Request Per Minute	Shows requests made per minute. Use to observe the traffic patterns and to detect unexpected load or errors.	`host.name` `telemetry.sdk.language` `http.route` `http.request.method` `http.response.status_code`
Heap used vs Heap Max Limit	Shows the JVM memory matrix and compares current memory usage against maximum heap limit. Use to identify out of memory errors.	`jvm.memory.used` `jvm.memory.limit` `host.name` `telemetry.sdk.language`
API Errors	Shows error responses with `status code >= 400`. Use to monitor API health.	`http.route` `host.name` `telemetry.sdk.language` `http.response.status_code`
Response Size Distribution	Shows response payload size. Use to monitor data transfer efficiency, and to identify any unexpectedly large response.	`http.request.method` `http.response.status_code` `host.name` `telemetry.sdk.language` `http.response.body.size` `http.route`
JVM CPU Time Rate	Shows CPU consumption rate metrics. Use to identify processing-intensive operations and to detect performance decline overtime.	`jvm.cpu.time` `host.name` `telemetry.sdk.language` `meta.signal_type`

Django

The Django Board Template provides insight into application heath and performance metrics for a Django application.

Tip

This board utilizes the OpenTelemetry Python API for automatic instrumentation via the OpenTelemetry Python SDK.

View the OpenTelemetry Python API documentation and their Django instrumentation instructions.
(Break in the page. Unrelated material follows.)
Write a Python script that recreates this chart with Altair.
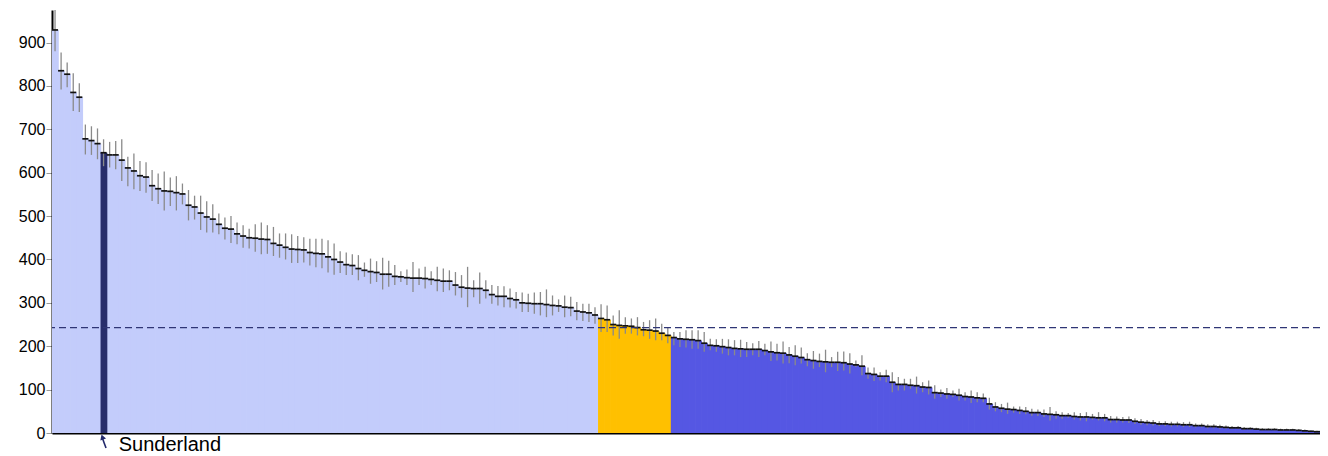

The Django Board Template includes the following queries:

Query Name	Query Description	Required Fields
Request Count Per Minute	Shows requests made per minute. Use to observe the traffic patterns and to detect unexpected load or errors.	`telemetry.sdk.language` `http.host` `http.route` `http.method` `http.status_code` `http.server_name`
HTTP Response Duration	Shows the `P95` response duration by route, status code and server name. Highlights Django HTTP performance.	`http.route` `http.method` `http.status_code` `http.server_name` `telemetry.sdk.language` `http.response.body.size` `duration_ms`
HTTP Errors	Shows the count of HTTP errors by route, status code, and `host.name`. Use to assess the success and error rate of APIs.	`http.status_code` `http.server_name` `error` `telemetry.sdk.language` `http.route` `http.method`
Exceptions	Shows exceptions thrown in the service. Use to access overall health of the application.	`http.server_name` `exception.type` `code.namespace` `exception.message` `exception.stacktrace` `telemetry.sdk.language`
AVG and P95 Request Size	Shows the average and P95 HTTP request size to monitor payload efficiency.	`http.server_name` `telemetry.sdk.language` `http.request.body.size` `http.route` `http.method` `http.status_code`
AVG and P95 Response Size	Shows the average and P95 HTTP response size to monitor payload efficiency.	`telemetry.sdk.language` `http.response.body.size` `http.route` `http.method` `http.status_code` `http.server_name`
P95 and Heatmap of Job Duration	Shows the P95 and Heatmap of Job Duration by messaging destination, messaging system, and server name. Provides insights into status async job runners.	`http.server_name` `telemetry.sdk.language` `duration_ms` `messaging.destination` `messaging.system`
Jobs Executed	Shows the count of root traces with messaging system and destination. Can be used to assess overall performance of the async job operations.	`http.server_name` `messaging.destination` `messaging.system` `telemetry.sdk.language` `messaging.destination_kind`
DB connection Count Per Min	Shows the connection count per minute where db connection event is “open”. Helps gain visibility into connection pooling efficiency.	`telemetry.sdk.language` `db.operation` `db.system` `db.name` `db.connection.event`

Rails

The Rails Board Template gives you visibility into Rails behavior, performance, and health. The queries and visualizations help identify slow database queries, inefficient code paths, and other performance bottlenecks.

Tip

The required fields in the Rails Board Template are derived from Ruby and Ruby on Rails support for OpenTelemetry logs, metrics, and traces.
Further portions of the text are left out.